Unfortunately (though expectedly) there was already a long line by the time we arrived and we don’t typically like to wait in long queues, so we decided to just hang around and admire the structure from the outside. Though we did run into some sort of horse guard parade practice in front of the monastery which was a nice treat for the kids.
Next, we walked through the beautiful grounds of the Praça do Império (Portuguese for Empire Square) to the Monument of the Discoveries, which is located on the northern bank of the Tagus River.
This monument is essentially a huge slab of concrete that was sculpted in 1960 to commemorate the 500th anniversary of the death of Henry the Navigator (the primary architect of Portugal’s Golden Age of Discovery). It is shaped in the form of a ship’s bow, with a statue of Henry at the very front, followed by various figures from Portuguese history. The monument gives the impression of a boat overlooking the estuary, and at its back representing a cross. This is my favorite landmark in Belem as I just love its ingenious design and its beautiful setting by the edge of the river with the 25th of April Bridge in the background.
Later on we strolled along the river to see another UNESCO World Heritage Site – Tower of Belém. Due to Belém’s great strategic location in the protection and the defense of Lisbon, the Tower of Belém was originally built as a military outpost to guard the city. It is truly a magnificent structure with elaborate stonework throughout its exterior. Not only was it part of a defense system at the mouth of the Tagus River back in the day, it is now also a ceremonial gateway to Lisbon as it is the first structure that the visitors see when arriving at the city from the sea.
After we slowly made our way back to the center of the town, we made one last stop at the pastry shop pastéis de Belém to sample their world famous custard tart. The shop/cafe is located on Belém’s main street near the Monastery, and you can choose to either dine-in or take-out. There was a sign for two separate queues outside for the entrance to the take-out counter which lead to two cash registers to place and pay for your order. They would then give you a receipt showing how many custard tarts you’ve purchased.
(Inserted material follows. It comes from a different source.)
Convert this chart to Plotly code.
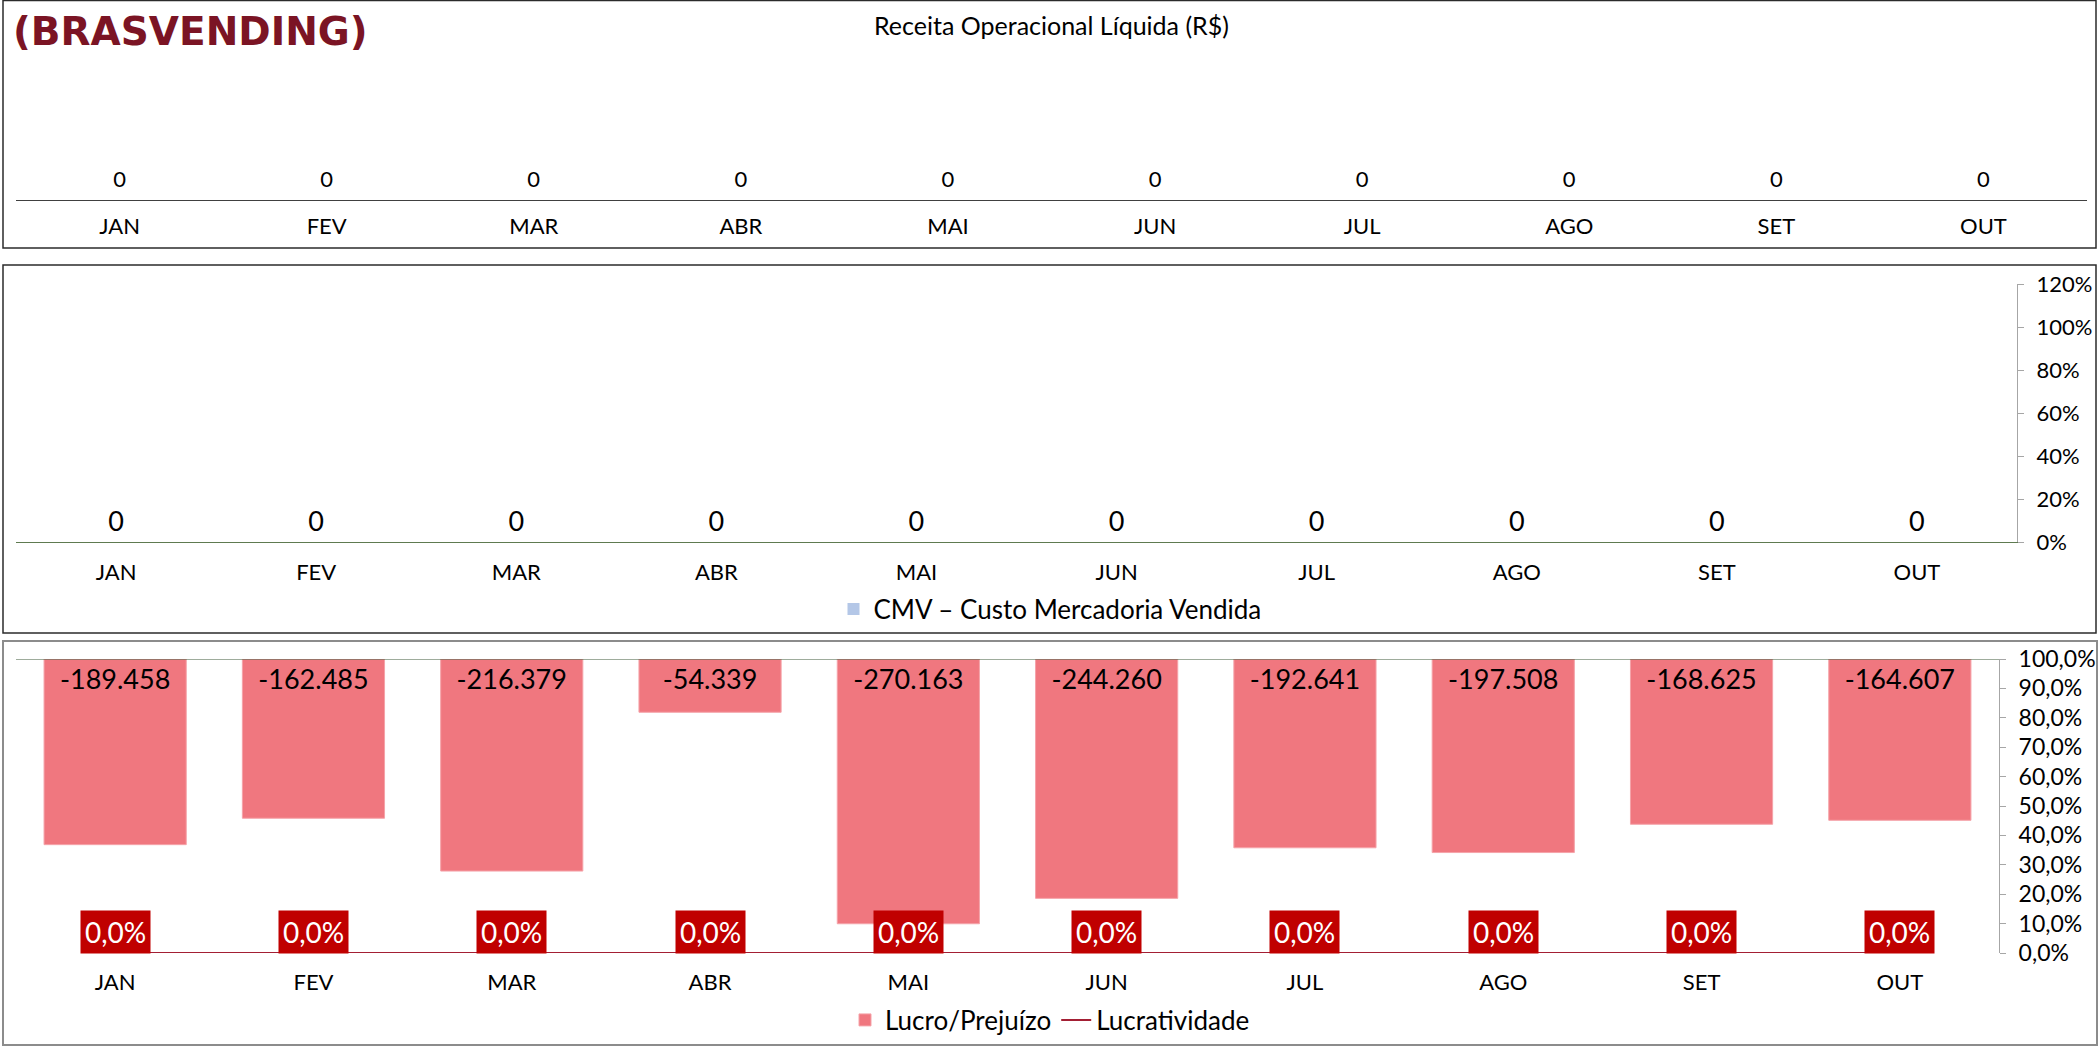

Unfortunately there was not another queue for the pick-up counter so it became quite chaotic to say the least, with everyone trying to push their way to the front of the pick-up counter in order to give the staff their receipt in exchange for their order. It took us a little while to realize that we would never get our tarts if we didn’t push our way to get to the counter, as other customers kept piling in in front of us. Needless to say, Rich was the one got assigned this not-so-pleasant task while I escaped with the kids to the far corner of the store to catch a breather.
When we finally got our hands (and mouths) on the goods, OH. MY. GOODNESS.! They were pure deliciousness and was definitely well worth the effort. The only regret was that we only bought one for each of us as we were not sure how the
picky kiddos would like them. And there was no way we wanted to go through the whole queueing and pushing process again at that moment. Luckily we did get to eat custard tarts a few more times during our stay in Lisbon and even tried it with cinnamon sugar sprinkled on top. So yum! If you ever find yourself in Lisbon, you definitely need to add eating their traditional Portuguese custard tarts on your must-do list!